The news was shared by Tran Minh Tuan, deputy director of the Institute of Digital Technology and Digital Transformation under the Ministry of Science and Technology (MST), at the 28th National Conference on Electronics, Communications and Information Technology (REV-ECIT 2025) held on December 20.
Earlier, delivering opening remarks at the conference, Deputy Minister of Science and Technology Pham Duc Long said that one of the ministry’s key directions for 2026 is to continue reviewing and removing institutional bottlenecks, unlocking and effectively mobilizing resources for science, technology, and innovation. The consistent spirit of the new laws is a shift from a management mindset to a facilitation mindset, from “input management” to “output evaluation,” and from scattered investment to a focus on strategic technologies.
Building a high-performance computing (HPC) center to support the development of Vietnam’s AI in 2026–2035 is a national strategic project aimed at establishing foundational infrastructure for Vietnam’s AI in the next decade, with a total estimated budget of VND7,500 billion.
Reviewing key highlights of Vietnam’s current AI infrastructure, Tuan pointed out that the total AI infrastructure capacity nationwide as of 2024 had reached only about 51MW, while 61.2 percent of enterprises are deploying AI solutions. In addition, only 22 percent of that 61.2 percent are truly ready to fully exploit the potential of this technology.
These figures show a large gap between infrastructure supply and application demand, as well as the distance between “having AI” and “using AI proficiently.”
According to the MST’s representative, the two biggest barriers preventing Vietnamese enterprises from accessing AI are high deployment costs, with 46.7 percent of enterprises facing financial difficulties, and a shortage of in-depth AI human resources, at 43.7 percent.
These issues reveal three national-level challenges: AI infrastructure scale is far too small compared to actual demand; there is a lack of large-capacity power supply; and there are no specific standards or regulations to guide AI infrastructure development.
Meanwhile, Vietnam’s AI market is forecast to grow at about 18 percent per year from 2024 to 2030, reaching a size of $1.6 billion by 2030. This is a driving force encouraging major enterprises such as Viettel, FPT, and foreign corporations to expand AI infrastructure in Vietnam.
Bringing Vietnam into the top 3 ASEAN
The project is expected to be implemented in three phases: pilot (2026-2027), implementation (2028-2030), and completion (2031-2035). The most important milestone in the completion phase is achieving over 70 percent technological self-reliance in applications, meaning that most AI software and solutions are developed by domestic teams rather than relying on foreign products.
"This autonomy not only reduces licensing and service costs but also ensures data security and technological independence, the key factors for Vietnam to truly master the AI revolution," Tuan said.

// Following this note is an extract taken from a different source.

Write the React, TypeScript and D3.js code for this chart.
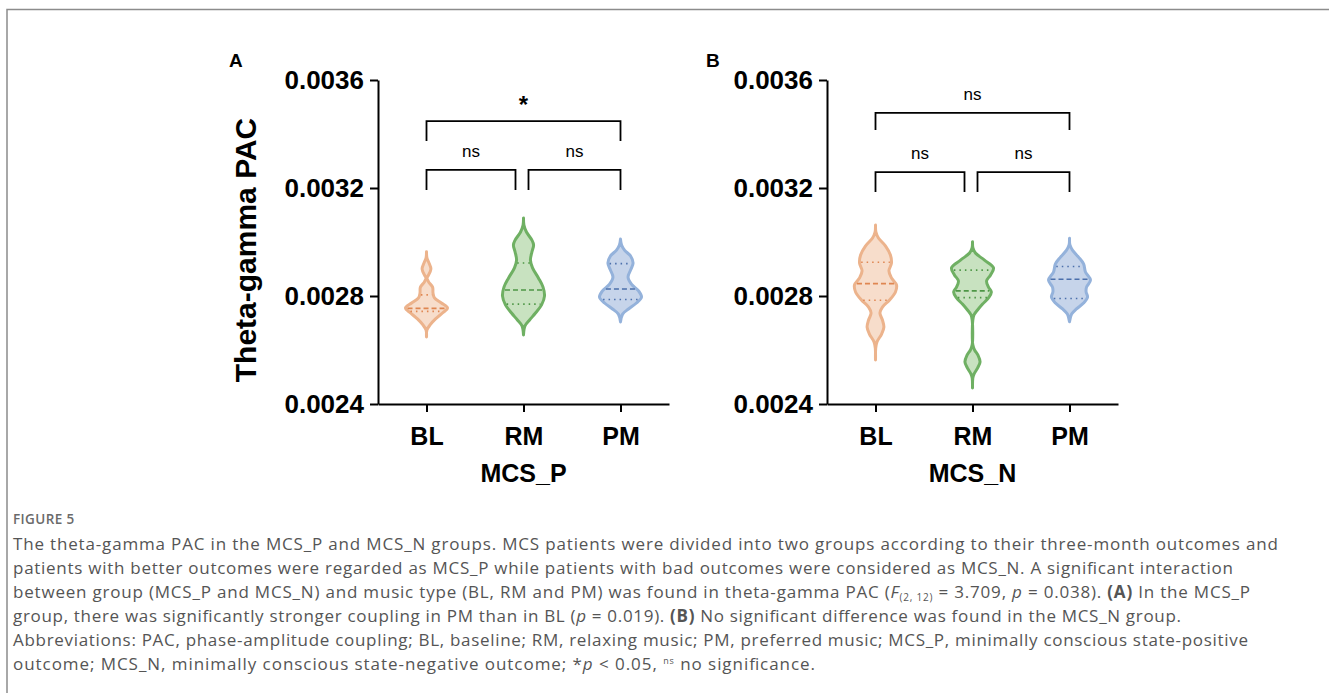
import React, { useEffect, useRef } from "react";
import * as d3 from "d3";

const groups = ["BL", "RM", "PM"];
const yTicks = [0.0024, 0.0028, 0.0032, 0.0036];

// violin outlines: [PAC value, relative half-width]
const mcsP_BL = [
  [0.002964, 0], [0.002941, 0.02], [0.002926, 0.1], [0.0029, 0.21], [0.002874, 0.07],
  [0.002867, 0.02], [0.002852, 0.1], [0.002833, 0.29], [0.002811, 0.31], [0.002793, 0.38],
  [0.002774, 0.71], [0.002756, 1], [0.002737, 0.76], [0.002715, 0.43], [0.002693, 0.17],
  [0.002674, 0.02], [0.002648, 0],
];
const mcsP_RM = [
  [0.003089, 0], [0.003063, 0.02], [0.003037, 0.14], [0.003007, 0.4], [0.002989, 0.48],
  [0.002963, 0.4], [0.002933, 0.33], [0.002904, 0.43], [0.002867, 0.71], [0.002833, 0.93],
  [0.0028, 1], [0.002767, 0.86], [0.002737, 0.57], [0.002711, 0.29], [0.002689, 0.07],
  [0.002656, 0],
];
const mcsP_PM = [
  [0.003011, 0], [0.002989, 0.05], [0.00297, 0.19], [0.002948, 0.48], [0.002922, 0.6],
  [0.002896, 0.48], [0.00287, 0.36], [0.002844, 0.52], [0.002819, 0.86], [0.002796, 1],
  [0.002774, 0.76], [0.002752, 0.38], [0.002733, 0.1], [0.002704, 0],
];
const mcsN_BL = [
  [0.003063, 0], [0.003037, 0.02], [0.003015, 0.14], [0.002985, 0.48], [0.002952, 0.71],
  [0.002922, 0.76], [0.002893, 0.64], [0.002867, 0.76], [0.002841, 1], [0.002815, 0.95],
  [0.002785, 0.67], [0.002759, 0.33], [0.002737, 0.21], [0.002711, 0.33], [0.002685, 0.4],
  [0.002659, 0.29], [0.00263, 0.07], [0.002607, 0.01], [0.002563, 0],
];
const mcsN_RM = [
  [0.003001, 0], [0.002978, 0.02], [0.002959, 0.14], [0.002933, 0.57], [0.002904, 1],
  [0.002878, 0.86], [0.002856, 0.67], [0.002833, 0.76], [0.002815, 0.9], [0.002793, 0.76],
  [0.00277, 0.48], [0.002748, 0.24], [0.00273, 0.07], [0.002711, 0.015], [0.002619, 0.015],
  [0.0026, 0.1], [0.002581, 0.26], [0.002556, 0.36], [0.002533, 0.24], [0.002511, 0.07],
  [0.002496, 0.015], [0.002459, 0],
];
const mcsN_PM = [
  [0.003014, 0], [0.002989, 0.02], [0.00297, 0.14], [0.002944, 0.43], [0.002919, 0.67],
  [0.002889, 0.76], [0.002859, 1], [0.002833, 0.81], [0.002815, 0.79], [0.002796, 0.86],
  [0.002774, 0.67], [0.002752, 0.33], [0.002733, 0.1], [0.002705, 0],
];

const mcsP_median = [0.002754, 0.002822, 0.002826];
const mcsP_q1 = [0.002743, 0.00277, 0.002787];
const mcsP_q3 = [0.002804, 0.002922, 0.00292];
const mcsN_median = [0.002846, 0.002819, 0.002862];
const mcsN_q1 = [0.002784, 0.002794, 0.002791];
const mcsN_q3 = [0.002925, 0.002896, 0.002909];

// significance brackets: [from, to, bar level, leg end, label]
const mcsP_brackets = [
  ["BL", "PM", 0.003448, 0.003374, "*"],
  ["BL", "RM", 0.003267, 0.003193, "ns"],
  ["RM", "PM", 0.003267, 0.003193, "ns"],
];
const mcsN_brackets = [
  ["BL", "PM", 0.003478, 0.003415, "ns"],
  ["BL", "RM", 0.003259, 0.003185, "ns"],
  ["RM", "PM", 0.003259, 0.003185, "ns"],
];

const panels = [
  { letter: "A", letterX: 229, title: "MCS_P", left: 378, violins: [mcsP_BL, mcsP_RM, mcsP_PM], med: mcsP_median, q1: mcsP_q1, q3: mcsP_q3, brackets: mcsP_brackets },
  { letter: "B", letterX: 706, title: "MCS_N", left: 827, violins: [mcsN_BL, mcsN_RM, mcsN_PM], med: mcsN_median, q1: mcsN_q1, q3: mcsN_q3, brackets: mcsN_brackets },
];

const strokeColors = ["#ecb38c", "#6fb063", "#94b2db"];
const fillColors = ["#f7ddcb", "#c8e2c0", "#c6d4ea"];
const lineColors = ["#df8651", "#4d9645", "#4b6fab"];

const FONT = "'Liberation Sans', Arial, sans-serif";
const HALF = 21;

const widthAt = (prof: number[][], v: number) => {
  const s = prof.slice().sort((a, b) => a[0] - b[0]);
  const i = Math.max(1, Math.min(s.length - 1, d3.bisector((d: number[]) => d[0]).left(s, v)));
  const a = s[i - 1], b = s[i];
  const t = (v - a[0]) / (b[0] - a[0]);
  return a[1] + (b[1] - a[1]) * t;
};

const Chart = () => {
  const svgRef = useRef<SVGSVGElement>(null);

  useEffect(() => {
    const svg = d3.select(svgRef.current);
    svg.selectAll("g.chart").remove();
    const root = svg.append("g").attr("class", "chart");

    const y = d3.scaleLinear().domain([0.0024, 0.0036]).range([404, 80]);

    panels.forEach((p, pi) => {
      const g = root.append("g");
      const x = d3.scalePoint().domain(groups).range([p.left, p.left + 291]).padding(0.5);

      // violins
      p.violins.forEach((prof, i) => {
        const cx = x(groups[i]) as number;
        const area = d3.area<number[]>()
          .y(d => y(d[0]))
          .x0(d => cx - d[1] * HALF)
          .x1(d => cx + d[1] * HALF)
          .curve(d3.curveCatmullRom.alpha(0.5));
        g.append("path")
          .attr("d", area(prof))
          .attr("fill", fillColors[i])
          .attr("stroke", strokeColors[i])
          .attr("stroke-width", 3)
          .attr("stroke-linejoin", "round")
          .attr("stroke-linecap", "round");

        const qLine = (v: number, dash: string) => {
          const w = widthAt(prof, v) * HALF - 1.5;
          if (w <= 0) return;
          g.append("line")
            .attr("x1", cx - w).attr("x2", cx + w)
            .attr("y1", y(v)).attr("y2", y(v))
            .attr("stroke", lineColors[i])
            .attr("stroke-width", 1.6)
            .attr("stroke-dasharray", dash);
        };
        qLine(p.med[i], "5,3");
        qLine(p.q1[i], "1.5,4");
        qLine(p.q3[i], "1.5,4");
      });

      // axes
      const yAxis = g.append("g")
        .attr("transform", `translate(${p.left},0)`)
        .call(d3.axisLeft(y).tickValues(yTicks).tickFormat(d3.format(".4f")).tickSize(8).tickSizeOuter(0).tickPadding(6));
      yAxis.selectAll("text")
        .attr("font-family", FONT).attr("font-weight", "bold").attr("font-size", 26).attr("fill", "#000");

      const xAxis = g.append("g")
        .attr("transform", "translate(0,404)")
        .call(d3.axisBottom(x).tickSize(8).tickSizeOuter(0).tickPadding(15));
      xAxis.selectAll("text")
        .attr("font-family", FONT).attr("font-weight", "bold").attr("font-size", 25).attr("fill", "#000");

      g.selectAll(".domain").attr("stroke", "#000").attr("stroke-width", 2);
      g.selectAll(".tick line").attr("stroke", "#000").attr("stroke-width", 2);

      g.append("text")
        .attr("x", p.left + 145.5).attr("y", 482)
        .attr("text-anchor", "middle")
        .attr("font-family", FONT).attr("font-weight", "bold").attr("font-size", 25)
        .text(p.title);

      g.append("text")
        .attr("x", p.letterX).attr("y", 67)
        .attr("font-family", FONT).attr("font-weight", "bold").attr("font-size", 19)
        .text(p.letter);

      if (pi === 0) {
        g.append("text")
          .attr("transform", `translate(256,250) rotate(-90)`)
          .attr("text-anchor", "middle")
          .attr("font-family", FONT).attr("font-weight", "bold").attr("font-size", 30)
          .text("Theta-gamma PAC");
      }

      // brackets
      p.brackets.forEach(([from, to, top, bottom, label]) => {
        const x1 = (x(from as string) as number) + (from === "RM" ? 5 : 0);
        const x2 = (x(to as string) as number) - (to === "RM" ? 8 : 0);
        const yt = y(top as number), yb = y(bottom as number);
        g.append("path")
          .attr("d", `M${x1},${yb}V${yt}H${x2}V${yb}`)
          .attr("fill", "none")
          .attr("stroke", "#000")
          .attr("stroke-width", 1.8);
        const star = label === "*";
        g.append("text")
          .attr("x", (x1 + x2) / 2)
          .attr("y", yt - (star ? 8 : 13))
          .attr("text-anchor", "middle")
          .attr("font-family", FONT)
          .attr("font-weight", star ? "bold" : "normal")
          .attr("font-size", star ? 24 : 17)
          .text(label as string);
      });
    });
  }, []);

  const cap = { fontFamily: "'Open Sans', 'Noto Sans', sans-serif", fontSize: 17, fill: "#555" };

  return (
    <svg ref={svgRef} width={1329} height={693} style={{ position: "absolute", left: 0, top: 0, background: "#fff" }}>
      <path d="M7,693V9.5H1329" fill="none" stroke="#8c8c8c" strokeWidth={1.5} />
      <text x={13} y={524} style={{ fontFamily: "'Open Sans', sans-serif", fontSize: 13.5, fill: "#6a6a6a", fontWeight: 600, letterSpacing: 0.4 }}>FIGURE 5</text>
      <text x={13} y={550} style={cap} textLength={1265} lengthAdjust="spacing">
        The theta-gamma PAC in the MCS_P and MCS_N groups. MCS patients were divided into two groups according to their three-month outcomes and
      </text>
      <text x={13} y={574} style={cap} textLength={1220} lengthAdjust="spacing">
        patients with better outcomes were regarded as MCS_P while patients with bad outcomes were considered as MCS_N. A significant interaction
      </text>
      <text x={13} y={598} style={cap} textLength={1237} lengthAdjust="spacing">
        between group (MCS_P and MCS_N) and music type (BL, RM and PM) was found in theta-gamma PAC (<tspan fontStyle="italic">F</tspan>
        <tspan fontSize={10} dy={3}>(2, 12)</tspan><tspan dy={-3}> = 3.709, </tspan><tspan fontStyle="italic">p</tspan> = 0.038). <tspan fontWeight="bold">(A)</tspan> In the MCS_P
      </text>
      <text x={13} y={622} style={cap} textLength={1168} lengthAdjust="spacing">
        group, there was significantly stronger coupling in PM than in BL (<tspan fontStyle="italic">p</tspan> = 0.019). <tspan fontWeight="bold">(B)</tspan> No significant difference was found in the MCS_N group.
      </text>
      <text x={13} y={646} style={cap} textLength={1235} lengthAdjust="spacing">
        Abbreviations: PAC, phase-amplitude coupling; BL, baseline; RM, relaxing music; PM, preferred music; MCS_P, minimally conscious state-positive
      </text>
      <text x={13} y={670} style={cap} textLength={802} lengthAdjust="spacing">
        outcome; MCS_N, minimally conscious state-negative outcome; *<tspan fontStyle="italic">p</tspan> &lt; 0.05, <tspan fontSize={9} dy={-6}>ns</tspan><tspan dy={6}> no significance.</tspan>
      </text>
    </svg>
  );
};

export default function App() {
  return <Chart />;
}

The project tasks include building HPC infrastructure, software and platforms, applications and services, data development, and human resources and ecosystems.
The project proposes assigning MST to implement an Open Data Center for AI at the National Data Center, serving AI research, training, and application with public data-sharing policies at preferential or free rates depending on the user.
There will be three data layers with increasing complexity: a foundational Vietnamese multi-domain, multi-style LLM dataset reaching 200–400 billion tokens in phase two (2028–2030); purely Vietnamese multimodal data including images, videos, and audio in phase three (2031–2035); and specialized datasets for six priority sectors: healthcare, logistics, agriculture, law, finance, and education.
The project aims to bring Vietnam into the top 3 ASEAN for HPC capacity by 2035 through training 1,000 in-depth specialists in HPC and AI, creating a human resource foundation for the sustainable development of the domestic AI industry.
The national economy is expected to reap dual benefits. On one hand, sharing computing resources instead of individual investments will help businesses and research organizations save over $100 million annually in infrastructure costs. On the other hand, the national AI infrastructure will foster the birth of two AI unicorns valued at over $1 billion each, along with more than 50 commercial AI products for domestic and export markets, contributing 0.3 percent to the national GDP, equivalent to $1.5 billion per year from AI and digital transformation activities.
The project is hoped to enhance Vietnam's basic research capacity, with scientific simulation, climate forecasting, energy, and new material development capabilities increasing by 300 percent compared to the present, enabling proactive research and reducing dependence on foreign computing centers.